• DATASET EXTRACT
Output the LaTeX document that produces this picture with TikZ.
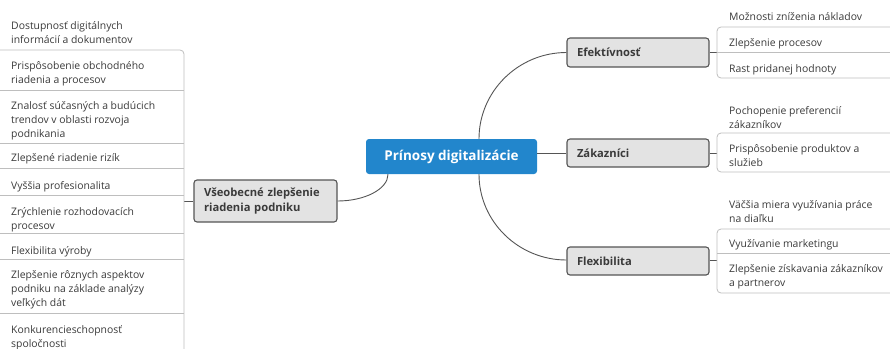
\documentclass[tikz,border=0pt]{standalone}
\usepackage{fontspec}
\setmainfont{Open Sans}
\definecolor{cblue}{RGB}{34,134,204}
\definecolor{ctext}{RGB}{58,58,58}
\definecolor{cline}{RGB}{190,190,190}
\definecolor{cconn}{RGB}{85,85,85}
\definecolor{cbox}{RGB}{227,227,227}
\newcommand\ml[1]{\vtop{\baselineskip=14pt\relax #1}}
\begin{document}
\begin{tikzpicture}[x=1pt,y=-1pt,
  leaf/.style={inner sep=0pt, text=ctext, font=\fontsize{10.4}{14}\selectfont},
  leafl/.style={leaf, anchor=base west},
  branch/.style={draw=cconn, line width=1.1pt, fill=cbox, rounded corners=3pt,
     text=ctext, font=\fontsize{11.2}{14.5}\selectfont\bfseries, align=left,
     inner xsep=10pt, inner ysep=0pt, anchor=center},
  central/.style={fill=cblue, rounded corners=3pt, text=white,
     font=\fontsize{13.5}{15}\selectfont\bfseries, minimum width=171pt, minimum height=35pt, inner sep=0pt},
  conn/.style={draw=cconn, line width=0.9pt},
  brk/.style={draw=cline, line width=0.8pt, rounded corners=4pt}
]
\useasboundingbox (0,0) rectangle (890,348);

% central
\node[central] (c) at (451.5,156.5) {Prínosy digitalizácie};

% branches
\node[branch, text width=122pt, minimum height=29pt] (ef) at (638,52.5) {Efektívnosť};
\node[branch, text width=122pt, minimum height=28pt] (za) at (638,153) {Zákazníci};
\node[branch, text width=122pt, minimum height=28pt] (fl) at (638,261) {Flexibilita};
\node[branch, text width=123pt, minimum height=42pt] (vs) at (265.5,201) {Všeobecné zlepšenie\\riadenia podniku};

% connectors central -> branches
\draw[conn] ([xshift=27.5pt]c.north) .. controls (479,91.3) and (518.4,52.5) .. (ef.west);
\draw[conn] (c.east |- za.west) -- (za.west);
\draw[conn] ([xshift=27.5pt]c.south) .. controls (479,221.5) and (518.4,260) .. ([yshift=1pt]fl.west);
\draw[conn] (vs.east) .. controls (365,201) and (388,189) .. ([xshift=-63.5pt]c.south);

% ---------- right: Efektivnost leaves
\coordinate (efj) at (717,52.5);
\draw[conn] (ef.east) -- (efj);
\draw[brk] (890,27) -- (717,27) -- (717,78) -- (890,78);
\draw[brk] (efj) -- (890,52.5);
\node[leafl] (e1) at (729,20) {Možnosti zníženia nákladov};
\node[leafl] (e2) at (729,46) {Zlepšenie procesov};
\node[leafl] (e3) at (729,72) {Rast pridanej hodnoty};

% ---------- right: Zakaznici leaves
\coordinate (zaj) at (717,153);
\draw[conn] (za.east) -- (zaj);
\draw[brk] (890,133) -- (717,133) -- (717,172) -- (890,172);
\node[leafl] (z1) at (729,114) {\ml{\hbox{Pochopenie preferencií}\hbox{zákazníkov}}};
\node[leafl] (z2) at (729,152) {\ml{\hbox{Prispôsobenie produktov a}\hbox{služieb}}};

% ---------- right: Flexibilita leaves
\coordinate (flj) at (717,260);
\draw[conn] ([yshift=1pt]fl.east) -- (flj);
\draw[brk] (890,229) -- (717,229) -- (717,293) -- (890,293);
\draw[brk] (717,253) -- (890,253);
\node[leafl] (f1) at (729,208) {\ml{\hbox{Väčšia miera využívania práce}\hbox{na diaľku}}};
\node[leafl] (f2) at (729,247) {Využívanie marketingu};
\node[leafl] (f3) at (729,272) {\ml{\hbox{Zlepšenie získavania zákazníkov}\hbox{a partnerov}}};

% ---------- left leaves
\coordinate (vsj) at (184,201);
\draw[conn] (vs.west) -- (vsj);
\draw[brk] (0,50) -- (184,50) -- (184,360);
\foreach \yy in {90,143,168,195,233,259,313}{
  \draw[brk] (0,\yy) -- (184,\yy);
}
\node[leafl] (l1) at (11,29) {\ml{\hbox{Dostupnosť digitálnych}\hbox{informácií a dokumentov}}};
\node[leafl] (l2) at (11,69) {\ml{\hbox{Prispôsobenie obchodného}\hbox{riadenia a procesov}}};
\node[leafl] (l3) at (11,109) {\ml{\hbox{Znalosť súčasných a budúcich}\hbox{trendov v oblasti rozvoja}\hbox{podnikania}}};
\node[leafl] (l4) at (11,161) {Zlepšené riadenie rizík};
\node[leafl] (l5) at (11,189) {Vyššia profesionalita};
\node[leafl] (l6) at (11,215) {\ml{\hbox{Zrýchlenie rozhodovacích}\hbox{procesov}}};
\node[leafl] (l7) at (11,254) {Flexibilita výroby};
\node[leafl] (l8) at (11,278) {\ml{\hbox{Zlepšenie rôznych aspektov}\hbox{podniku na základe analýzy}\hbox{veľkých dát}}};
\node[leafl] (l9) at (11,333) {\ml{\hbox{Konkurencieschopnosť}\hbox{spoločnosti}}};
\end{tikzpicture}
\end{document}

• CHALLENGE
Please take the lines from the beginning of the data above through the line holding "(388,189) .. ([xshift=-63.5pt]c.south);" and transcribe them exactly, without any pictures.

• OUTPUT FOR THIS TASK
Output the LaTeX document that produces this picture with TikZ.
\documentclass[tikz,border=0pt]{standalone}
\usepackage{fontspec}
\setmainfont{Open Sans}
\definecolor{cblue}{RGB}{34,134,204}
\definecolor{ctext}{RGB}{58,58,58}
\definecolor{cline}{RGB}{190,190,190}
\definecolor{cconn}{RGB}{85,85,85}
\definecolor{cbox}{RGB}{227,227,227}
\newcommand\ml[1]{\vtop{\baselineskip=14pt\relax #1}}
\begin{document}
\begin{tikzpicture}[x=1pt,y=-1pt,
  leaf/.style={inner sep=0pt, text=ctext, font=\fontsize{10.4}{14}\selectfont},
  leafl/.style={leaf, anchor=base west},
  branch/.style={draw=cconn, line width=1.1pt, fill=cbox, rounded corners=3pt,
     text=ctext, font=\fontsize{11.2}{14.5}\selectfont\bfseries, align=left,
     inner xsep=10pt, inner ysep=0pt, anchor=center},
  central/.style={fill=cblue, rounded corners=3pt, text=white,
     font=\fontsize{13.5}{15}\selectfont\bfseries, minimum width=171pt, minimum height=35pt, inner sep=0pt},
  conn/.style={draw=cconn, line width=0.9pt},
  brk/.style={draw=cline, line width=0.8pt, rounded corners=4pt}
]
\useasboundingbox (0,0) rectangle (890,348);

% central
\node[central] (c) at (451.5,156.5) {Prínosy digitalizácie};

% branches
\node[branch, text width=122pt, minimum height=29pt] (ef) at (638,52.5) {Efektívnosť};
\node[branch, text width=122pt, minimum height=28pt] (za) at (638,153) {Zákazníci};
\node[branch, text width=122pt, minimum height=28pt] (fl) at (638,261) {Flexibilita};
\node[branch, text width=123pt, minimum height=42pt] (vs) at (265.5,201) {Všeobecné zlepšenie\\riadenia podniku};

% connectors central -> branches
\draw[conn] ([xshift=27.5pt]c.north) .. controls (479,91.3) and (518.4,52.5) .. (ef.west);
\draw[conn] (c.east |- za.west) -- (za.west);
\draw[conn] ([xshift=27.5pt]c.south) .. controls (479,221.5) and (518.4,260) .. ([yshift=1pt]fl.west);
\draw[conn] (vs.east) .. controls (365,201) and (388,189) .. ([xshift=-63.5pt]c.south);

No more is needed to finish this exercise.